== MATERIAL PROVIDED
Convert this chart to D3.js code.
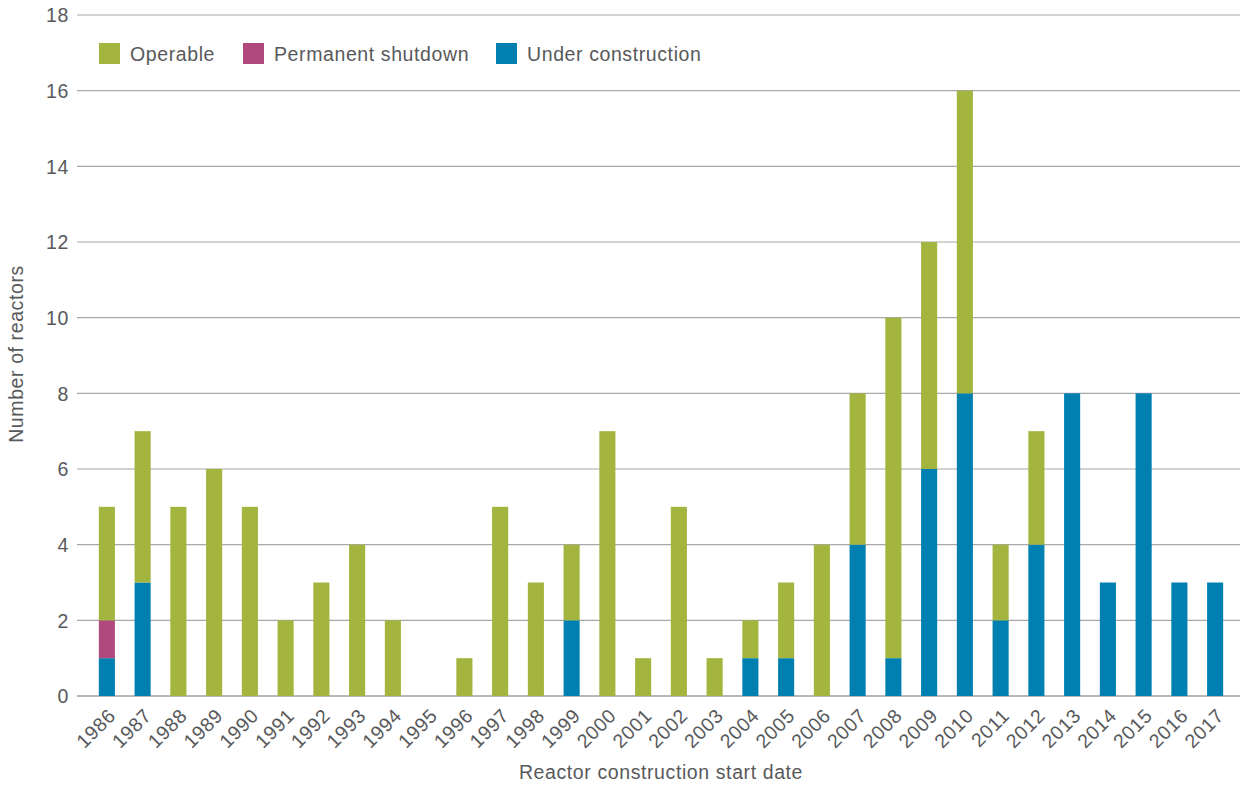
<!DOCTYPE html>
<html>
<head>
<meta charset="utf-8">
<script src="https://cdn.jsdelivr.net/npm/d3@7"></script>
<style>
	body { margin: 0; background: #fff; }
	text { font-family: "Liberation Sans", Arial, sans-serif; fill: #58595b; letter-spacing: 0.6px; }
	.axis text { font-size: 19.5px; }
	.axis path, .axis line { display: none; }
</style>
</head>
<body>
<div class="d3"></div>
<script>
var years = ["1986","1987","1988","1989","1990","1991","1992","1993","1994","1995","1996","1997","1998","1999","2000","2001",
	"2002","2003","2004","2005","2006","2007","2008","2009","2010","2011","2012","2013","2014","2015","2016","2017"];
var underConstruction = [1,3,0,0,0,0,0,0,0,0,0,0,0,2,0,0,0,0,1,1,0,4,1,6,8,2,4,8,3,8,3,3];
var permanentShutdown = [1,0,0,0,0,0,0,0,0,0,0,0,0,0,0,0,0,0,0,0,0,0,0,0,0,0,0,0,0,0,0,0];
var operable          = [3,4,5,6,5,2,3,4,2,0,1,5,3,2,7,1,5,1,1,2,4,4,9,6,8,2,3,0,0,0,0,0];
var yTicks = [0,2,4,6,8,10,12,14,16,18];

var series = [
	{key: "Under construction", color: "#0080b1", values: underConstruction},
	{key: "Permanent shutdown", color: "#b04a7c", values: permanentShutdown},
	{key: "Operable", color: "#a3b43f", values: operable}
];
var legendOrder = [series[2], series[1], series[0]];
var legendX = [99, 243, 496];

var w = 1240, h = 785;
var svg = d3.select(".d3").append("svg").attr("width", w).attr("height", h);

var xScale = d3.scaleBand().domain(years).range([89, 1233]).paddingInner(0.55).paddingOuter(0.275);
var yScale = d3.scaleLinear().domain([0, 18]).range([696, 15]);

// grid
svg.append("g").selectAll("line")
	.data(yTicks)
	.enter().append("line")
	.attr("x1", 77).attr("x2", w)
	.attr("y1", d => yScale(d)).attr("y2", d => yScale(d))
	.attr("stroke", d => d == 0 ? "#a0a0a0" : "#a8a8a8")
	.attr("stroke-width", d => d == 0 ? 1.6 : 1.2);

// stacked bars
var rows = years.map((y, i) => {
	var r = {year: y};
	series.forEach(s => r[s.key] = s.values[i]);
	return r;
});
var stack = d3.stack().keys(series.map(s => s.key))(rows);

svg.append("g").selectAll("g")
	.data(stack)
	.enter().append("g")
	.attr("fill", (d, i) => series[i].color)
	.selectAll("rect")
	.data(d => d)
	.enter().append("rect")
	.attr("x", d => xScale(d.data.year))
	.attr("width", xScale.bandwidth())
	.attr("y", d => yScale(d[1]))
	.attr("height", d => yScale(d[0]) - yScale(d[1]));

// y axis
var yAxis = d3.axisLeft(yScale).tickValues(yTicks).tickSize(0).tickPadding(0);
svg.append("g")
	.attr("class", "axis")
	.attr("transform", "translate(69,0)")
	.call(yAxis)
	.selectAll("text").attr("dy", "0.35em");

// x axis
var xAxis = d3.axisBottom(xScale).tickSize(0).tickPadding(0);
svg.append("g")
	.attr("class", "axis")
	.attr("transform", "translate(0,696)")
	.call(xAxis)
	.selectAll("text")
	.attr("text-anchor", "end")
	.attr("dy", 0)
	.attr("transform", "translate(10,21) rotate(-45)");

// axis titles
svg.append("text")
	.attr("x", 661).attr("y", 779)
	.attr("text-anchor", "middle")
	.style("font-size", "19.5px")
	.text("Reactor construction start date");

svg.append("text")
	.attr("transform", "translate(23,354) rotate(-90)")
	.attr("text-anchor", "middle")
	.style("font-size", "19.5px")
	.text("Number of reactors");

// legend
var legend = svg.append("g").selectAll("g")
	.data(legendOrder)
	.enter().append("g")
	.attr("transform", (d, i) => "translate(" + legendX[i] + ",43)");
legend.append("rect")
	.attr("width", 21).attr("height", 21)
	.attr("fill", d => d.color);
legend.append("text")
	.attr("x", 31).attr("y", 18)
	.style("font-size", "19.5px")
	.text(d => d.key);
</script>
</body>
</html>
====
### EXERCISE DETAILS
All the lines above are to be reproduced exactly, except the pictures.

### TASK OUTPUT
Convert this chart to D3.js code.
<!DOCTYPE html>
<html>
<head>
<meta charset="utf-8">
<script src="https://cdn.jsdelivr.net/npm/d3@7"></script>
<style>
	body { margin: 0; background: #fff; }
	text { font-family: "Liberation Sans", Arial, sans-serif; fill: #58595b; letter-spacing: 0.6px; }
	.axis text { font-size: 19.5px; }
	.axis path, .axis line { display: none; }
</style>
</head>
<body>
<div class="d3"></div>
<script>
var years = ["1986","1987","1988","1989","1990","1991","1992","1993","1994","1995","1996","1997","1998","1999","2000","2001",
	"2002","2003","2004","2005","2006","2007","2008","2009","2010","2011","2012","2013","2014","2015","2016","2017"];
var underConstruction = [1,3,0,0,0,0,0,0,0,0,0,0,0,2,0,0,0,0,1,1,0,4,1,6,8,2,4,8,3,8,3,3];
var permanentShutdown = [1,0,0,0,0,0,0,0,0,0,0,0,0,0,0,0,0,0,0,0,0,0,0,0,0,0,0,0,0,0,0,0];
var operable          = [3,4,5,6,5,2,3,4,2,0,1,5,3,2,7,1,5,1,1,2,4,4,9,6,8,2,3,0,0,0,0,0];
var yTicks = [0,2,4,6,8,10,12,14,16,18];

var series = [
	{key: "Under construction", color: "#0080b1", values: underConstruction},
	{key: "Permanent shutdown", color: "#b04a7c", values: permanentShutdown},
	{key: "Operable", color: "#a3b43f", values: operable}
];
var legendOrder = [series[2], series[1], series[0]];
var legendX = [99, 243, 496];

var w = 1240, h = 785;
var svg = d3.select(".d3").append("svg").attr("width", w).attr("height", h);

var xScale = d3.scaleBand().domain(years).range([89, 1233]).paddingInner(0.55).paddingOuter(0.275);
var yScale = d3.scaleLinear().domain([0, 18]).range([696, 15]);

// grid
svg.append("g").selectAll("line")
	.data(yTicks)
	.enter().append("line")
	.attr("x1", 77).attr("x2", w)
	.attr("y1", d => yScale(d)).attr("y2", d => yScale(d))
	.attr("stroke", d => d == 0 ? "#a0a0a0" : "#a8a8a8")
	.attr("stroke-width", d => d == 0 ? 1.6 : 1.2);

// stacked bars
var rows = years.map((y, i) => {
	var r = {year: y};
	series.forEach(s => r[s.key] = s.values[i]);
	return r;
});
var stack = d3.stack().keys(series.map(s => s.key))(rows);

svg.append("g").selectAll("g")
	.data(stack)
	.enter().append("g")
	.attr("fill", (d, i) => series[i].color)
	.selectAll("rect")
	.data(d => d)
	.enter().append("rect")
	.attr("x", d => xScale(d.data.year))
	.attr("width", xScale.bandwidth())
	.attr("y", d => yScale(d[1]))
	.attr("height", d => yScale(d[0]) - yScale(d[1]));

// y axis
var yAxis = d3.axisLeft(yScale).tickValues(yTicks).tickSize(0).tickPadding(0);
svg.append("g")
	.attr("class", "axis")
	.attr("transform", "translate(69,0)")
	.call(yAxis)
	.selectAll("text").attr("dy", "0.35em");

// x axis
var xAxis = d3.axisBottom(xScale).tickSize(0).tickPadding(0);
svg.append("g")
	.attr("class", "axis")
	.attr("transform", "translate(0,696)")
	.call(xAxis)
	.selectAll("text")
	.attr("text-anchor", "end")
	.attr("dy", 0)
	.attr("transform", "translate(10,21) rotate(-45)");

// axis titles
svg.append("text")
	.attr("x", 661).attr("y", 779)
	.attr("text-anchor", "middle")
	.style("font-size", "19.5px")
	.text("Reactor construction start date");

svg.append("text")
	.attr("transform", "translate(23,354) rotate(-90)")
	.attr("text-anchor", "middle")
	.style("font-size", "19.5px")
	.text("Number of reactors");

// legend
var legend = svg.append("g").selectAll("g")
	.data(legendOrder)
	.enter().append("g")
	.attr("transform", (d, i) => "translate(" + legendX[i] + ",43)");
legend.append("rect")
	.attr("width", 21).attr("height", 21)
	.attr("fill", d => d.color);
legend.append("text")
	.attr("x", 31).attr("y", 18)
	.style("font-size", "19.5px")
	.text(d => d.key);
</script>
</body>
</html>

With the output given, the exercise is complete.